─── AVAILABLE DATA

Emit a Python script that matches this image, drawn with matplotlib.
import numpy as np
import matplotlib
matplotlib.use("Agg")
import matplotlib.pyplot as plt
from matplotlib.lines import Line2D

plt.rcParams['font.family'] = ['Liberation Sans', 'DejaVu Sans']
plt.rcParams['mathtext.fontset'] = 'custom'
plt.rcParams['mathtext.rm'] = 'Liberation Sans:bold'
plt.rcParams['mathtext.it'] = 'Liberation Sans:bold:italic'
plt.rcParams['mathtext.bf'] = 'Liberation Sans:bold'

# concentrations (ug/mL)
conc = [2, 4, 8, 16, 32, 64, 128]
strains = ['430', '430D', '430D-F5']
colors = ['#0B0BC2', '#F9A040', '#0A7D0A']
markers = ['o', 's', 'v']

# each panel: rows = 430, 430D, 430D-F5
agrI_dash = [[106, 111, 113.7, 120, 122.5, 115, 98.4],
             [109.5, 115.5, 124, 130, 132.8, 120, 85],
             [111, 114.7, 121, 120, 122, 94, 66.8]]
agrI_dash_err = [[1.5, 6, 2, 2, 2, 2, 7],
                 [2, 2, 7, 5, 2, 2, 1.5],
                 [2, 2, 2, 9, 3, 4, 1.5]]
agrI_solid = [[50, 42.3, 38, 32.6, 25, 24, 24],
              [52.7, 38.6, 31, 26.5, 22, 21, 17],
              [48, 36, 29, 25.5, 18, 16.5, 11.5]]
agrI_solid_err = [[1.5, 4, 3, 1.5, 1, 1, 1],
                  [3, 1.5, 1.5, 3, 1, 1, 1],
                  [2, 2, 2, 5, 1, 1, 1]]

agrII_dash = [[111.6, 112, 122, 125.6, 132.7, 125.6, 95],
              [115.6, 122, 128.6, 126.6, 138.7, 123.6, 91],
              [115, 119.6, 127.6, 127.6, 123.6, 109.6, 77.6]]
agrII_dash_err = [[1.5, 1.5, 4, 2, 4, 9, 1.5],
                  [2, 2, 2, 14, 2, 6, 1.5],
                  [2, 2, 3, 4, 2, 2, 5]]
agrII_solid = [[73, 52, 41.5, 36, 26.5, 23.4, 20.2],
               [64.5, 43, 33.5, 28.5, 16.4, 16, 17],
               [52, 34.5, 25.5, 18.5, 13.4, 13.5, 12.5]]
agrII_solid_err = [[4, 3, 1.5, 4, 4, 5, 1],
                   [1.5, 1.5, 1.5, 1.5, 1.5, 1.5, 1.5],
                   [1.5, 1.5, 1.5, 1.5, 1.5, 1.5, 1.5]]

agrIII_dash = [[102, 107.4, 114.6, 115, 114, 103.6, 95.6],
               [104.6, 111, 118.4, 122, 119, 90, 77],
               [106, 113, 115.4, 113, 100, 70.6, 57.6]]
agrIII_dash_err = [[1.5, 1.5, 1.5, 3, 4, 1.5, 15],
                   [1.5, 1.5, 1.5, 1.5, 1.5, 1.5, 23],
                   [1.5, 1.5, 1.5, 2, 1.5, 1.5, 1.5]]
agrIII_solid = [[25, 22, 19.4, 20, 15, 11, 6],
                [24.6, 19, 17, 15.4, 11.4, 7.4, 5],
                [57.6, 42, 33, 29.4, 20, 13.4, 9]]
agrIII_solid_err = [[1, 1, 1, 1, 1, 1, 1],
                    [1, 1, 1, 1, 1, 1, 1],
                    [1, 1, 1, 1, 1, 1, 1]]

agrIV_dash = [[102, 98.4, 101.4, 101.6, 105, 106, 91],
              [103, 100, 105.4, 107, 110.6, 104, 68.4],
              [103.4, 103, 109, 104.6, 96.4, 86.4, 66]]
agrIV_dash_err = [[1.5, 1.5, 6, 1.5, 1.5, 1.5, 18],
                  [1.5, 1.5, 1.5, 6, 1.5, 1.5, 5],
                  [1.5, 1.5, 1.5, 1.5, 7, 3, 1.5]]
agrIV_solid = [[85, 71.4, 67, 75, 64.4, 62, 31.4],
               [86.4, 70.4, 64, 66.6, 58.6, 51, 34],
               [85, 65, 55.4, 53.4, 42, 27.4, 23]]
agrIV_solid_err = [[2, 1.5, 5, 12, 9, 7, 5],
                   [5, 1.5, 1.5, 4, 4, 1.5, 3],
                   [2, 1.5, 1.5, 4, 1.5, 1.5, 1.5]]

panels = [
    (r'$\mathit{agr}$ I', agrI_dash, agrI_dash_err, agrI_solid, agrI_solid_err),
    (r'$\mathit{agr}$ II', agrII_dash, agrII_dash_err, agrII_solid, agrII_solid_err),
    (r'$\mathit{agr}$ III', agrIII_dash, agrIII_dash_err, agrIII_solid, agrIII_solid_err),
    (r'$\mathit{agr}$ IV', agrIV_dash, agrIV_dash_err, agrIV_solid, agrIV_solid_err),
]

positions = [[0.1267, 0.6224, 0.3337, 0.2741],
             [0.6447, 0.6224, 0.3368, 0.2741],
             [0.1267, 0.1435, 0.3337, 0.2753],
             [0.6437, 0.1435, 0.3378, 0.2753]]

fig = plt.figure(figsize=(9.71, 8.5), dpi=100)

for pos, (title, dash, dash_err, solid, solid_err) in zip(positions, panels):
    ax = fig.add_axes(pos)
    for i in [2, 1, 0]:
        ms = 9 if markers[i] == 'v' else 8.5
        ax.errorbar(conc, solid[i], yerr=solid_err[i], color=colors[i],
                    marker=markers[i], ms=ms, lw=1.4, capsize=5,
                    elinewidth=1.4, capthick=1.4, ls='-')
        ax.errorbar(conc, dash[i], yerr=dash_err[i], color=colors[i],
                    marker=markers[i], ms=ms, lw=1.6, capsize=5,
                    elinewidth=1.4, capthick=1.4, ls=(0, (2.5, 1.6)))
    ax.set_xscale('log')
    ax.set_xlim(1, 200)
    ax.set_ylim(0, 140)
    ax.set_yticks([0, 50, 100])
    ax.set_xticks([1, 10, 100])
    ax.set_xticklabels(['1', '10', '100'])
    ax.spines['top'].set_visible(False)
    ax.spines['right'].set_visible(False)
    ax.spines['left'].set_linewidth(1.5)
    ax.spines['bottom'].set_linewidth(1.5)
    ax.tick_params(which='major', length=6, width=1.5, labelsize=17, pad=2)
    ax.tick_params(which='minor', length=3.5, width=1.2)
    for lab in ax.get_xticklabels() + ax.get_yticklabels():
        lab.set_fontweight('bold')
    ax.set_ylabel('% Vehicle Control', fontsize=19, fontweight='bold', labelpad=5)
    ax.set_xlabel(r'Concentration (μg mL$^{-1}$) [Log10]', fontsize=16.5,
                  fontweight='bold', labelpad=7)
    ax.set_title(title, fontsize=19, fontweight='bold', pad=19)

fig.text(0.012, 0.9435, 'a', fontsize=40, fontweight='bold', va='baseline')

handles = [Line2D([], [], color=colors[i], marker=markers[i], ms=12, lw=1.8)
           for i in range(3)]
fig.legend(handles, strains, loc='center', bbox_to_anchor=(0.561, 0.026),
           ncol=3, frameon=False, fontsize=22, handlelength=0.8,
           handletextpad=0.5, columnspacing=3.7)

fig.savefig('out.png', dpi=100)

──────

• [EXERCISE OBJECTIVE] Every line above needs to be retyped exactly.

• [RESULT FOR THIS EXERCISE]
Emit a Python script that matches this image, drawn with matplotlib.
import numpy as np
import matplotlib
matplotlib.use("Agg")
import matplotlib.pyplot as plt
from matplotlib.lines import Line2D

plt.rcParams['font.family'] = ['Liberation Sans', 'DejaVu Sans']
plt.rcParams['mathtext.fontset'] = 'custom'
plt.rcParams['mathtext.rm'] = 'Liberation Sans:bold'
plt.rcParams['mathtext.it'] = 'Liberation Sans:bold:italic'
plt.rcParams['mathtext.bf'] = 'Liberation Sans:bold'

# concentrations (ug/mL)
conc = [2, 4, 8, 16, 32, 64, 128]
strains = ['430', '430D', '430D-F5']
colors = ['#0B0BC2', '#F9A040', '#0A7D0A']
markers = ['o', 's', 'v']

# each panel: rows = 430, 430D, 430D-F5
agrI_dash = [[106, 111, 113.7, 120, 122.5, 115, 98.4],
             [109.5, 115.5, 124, 130, 132.8, 120, 85],
             [111, 114.7, 121, 120, 122, 94, 66.8]]
agrI_dash_err = [[1.5, 6, 2, 2, 2, 2, 7],
                 [2, 2, 7, 5, 2, 2, 1.5],
                 [2, 2, 2, 9, 3, 4, 1.5]]
agrI_solid = [[50, 42.3, 38, 32.6, 25, 24, 24],
              [52.7, 38.6, 31, 26.5, 22, 21, 17],
              [48, 36, 29, 25.5, 18, 16.5, 11.5]]
agrI_solid_err = [[1.5, 4, 3, 1.5, 1, 1, 1],
                  [3, 1.5, 1.5, 3, 1, 1, 1],
                  [2, 2, 2, 5, 1, 1, 1]]

agrII_dash = [[111.6, 112, 122, 125.6, 132.7, 125.6, 95],
              [115.6, 122, 128.6, 126.6, 138.7, 123.6, 91],
              [115, 119.6, 127.6, 127.6, 123.6, 109.6, 77.6]]
agrII_dash_err = [[1.5, 1.5, 4, 2, 4, 9, 1.5],
                  [2, 2, 2, 14, 2, 6, 1.5],
                  [2, 2, 3, 4, 2, 2, 5]]
agrII_solid = [[73, 52, 41.5, 36, 26.5, 23.4, 20.2],
               [64.5, 43, 33.5, 28.5, 16.4, 16, 17],
               [52, 34.5, 25.5, 18.5, 13.4, 13.5, 12.5]]
agrII_solid_err = [[4, 3, 1.5, 4, 4, 5, 1],
                   [1.5, 1.5, 1.5, 1.5, 1.5, 1.5, 1.5],
                   [1.5, 1.5, 1.5, 1.5, 1.5, 1.5, 1.5]]

agrIII_dash = [[102, 107.4, 114.6, 115, 114, 103.6, 95.6],
               [104.6, 111, 118.4, 122, 119, 90, 77],
               [106, 113, 115.4, 113, 100, 70.6, 57.6]]
agrIII_dash_err = [[1.5, 1.5, 1.5, 3, 4, 1.5, 15],
                   [1.5, 1.5, 1.5, 1.5, 1.5, 1.5, 23],
                   [1.5, 1.5, 1.5, 2, 1.5, 1.5, 1.5]]
agrIII_solid = [[25, 22, 19.4, 20, 15, 11, 6],
                [24.6, 19, 17, 15.4, 11.4, 7.4, 5],
                [57.6, 42, 33, 29.4, 20, 13.4, 9]]
agrIII_solid_err = [[1, 1, 1, 1, 1, 1, 1],
                    [1, 1, 1, 1, 1, 1, 1],
                    [1, 1, 1, 1, 1, 1, 1]]

agrIV_dash = [[102, 98.4, 101.4, 101.6, 105, 106, 91],
              [103, 100, 105.4, 107, 110.6, 104, 68.4],
              [103.4, 103, 109, 104.6, 96.4, 86.4, 66]]
agrIV_dash_err = [[1.5, 1.5, 6, 1.5, 1.5, 1.5, 18],
                  [1.5, 1.5, 1.5, 6, 1.5, 1.5, 5],
                  [1.5, 1.5, 1.5, 1.5, 7, 3, 1.5]]
agrIV_solid = [[85, 71.4, 67, 75, 64.4, 62, 31.4],
               [86.4, 70.4, 64, 66.6, 58.6, 51, 34],
               [85, 65, 55.4, 53.4, 42, 27.4, 23]]
agrIV_solid_err = [[2, 1.5, 5, 12, 9, 7, 5],
                   [5, 1.5, 1.5, 4, 4, 1.5, 3],
                   [2, 1.5, 1.5, 4, 1.5, 1.5, 1.5]]

panels = [
    (r'$\mathit{agr}$ I', agrI_dash, agrI_dash_err, agrI_solid, agrI_solid_err),
    (r'$\mathit{agr}$ II', agrII_dash, agrII_dash_err, agrII_solid, agrII_solid_err),
    (r'$\mathit{agr}$ III', agrIII_dash, agrIII_dash_err, agrIII_solid, agrIII_solid_err),
    (r'$\mathit{agr}$ IV', agrIV_dash, agrIV_dash_err, agrIV_solid, agrIV_solid_err),
]

positions = [[0.1267, 0.6224, 0.3337, 0.2741],
             [0.6447, 0.6224, 0.3368, 0.2741],
             [0.1267, 0.1435, 0.3337, 0.2753],
             [0.6437, 0.1435, 0.3378, 0.2753]]

fig = plt.figure(figsize=(9.71, 8.5), dpi=100)

for pos, (title, dash, dash_err, solid, solid_err) in zip(positions, panels):
    ax = fig.add_axes(pos)
    for i in [2, 1, 0]:
        ms = 9 if markers[i] == 'v' else 8.5
        ax.errorbar(conc, solid[i], yerr=solid_err[i], color=colors[i],
                    marker=markers[i], ms=ms, lw=1.4, capsize=5,
                    elinewidth=1.4, capthick=1.4, ls='-')
        ax.errorbar(conc, dash[i], yerr=dash_err[i], color=colors[i],
                    marker=markers[i], ms=ms, lw=1.6, capsize=5,
                    elinewidth=1.4, capthick=1.4, ls=(0, (2.5, 1.6)))
    ax.set_xscale('log')
    ax.set_xlim(1, 200)
    ax.set_ylim(0, 140)
    ax.set_yticks([0, 50, 100])
    ax.set_xticks([1, 10, 100])
    ax.set_xticklabels(['1', '10', '100'])
    ax.spines['top'].set_visible(False)
    ax.spines['right'].set_visible(False)
    ax.spines['left'].set_linewidth(1.5)
    ax.spines['bottom'].set_linewidth(1.5)
    ax.tick_params(which='major', length=6, width=1.5, labelsize=17, pad=2)
    ax.tick_params(which='minor', length=3.5, width=1.2)
    for lab in ax.get_xticklabels() + ax.get_yticklabels():
        lab.set_fontweight('bold')
    ax.set_ylabel('% Vehicle Control', fontsize=19, fontweight='bold', labelpad=5)
    ax.set_xlabel(r'Concentration (μg mL$^{-1}$) [Log10]', fontsize=16.5,
                  fontweight='bold', labelpad=7)
    ax.set_title(title, fontsize=19, fontweight='bold', pad=19)

fig.text(0.012, 0.9435, 'a', fontsize=40, fontweight='bold', va='baseline')

handles = [Line2D([], [], color=colors[i], marker=markers[i], ms=12, lw=1.8)
           for i in range(3)]
fig.legend(handles, strains, loc='center', bbox_to_anchor=(0.561, 0.026),
           ncol=3, frameon=False, fontsize=22, handlelength=0.8,
           handletextpad=0.5, columnspacing=3.7)

fig.savefig('out.png', dpi=100)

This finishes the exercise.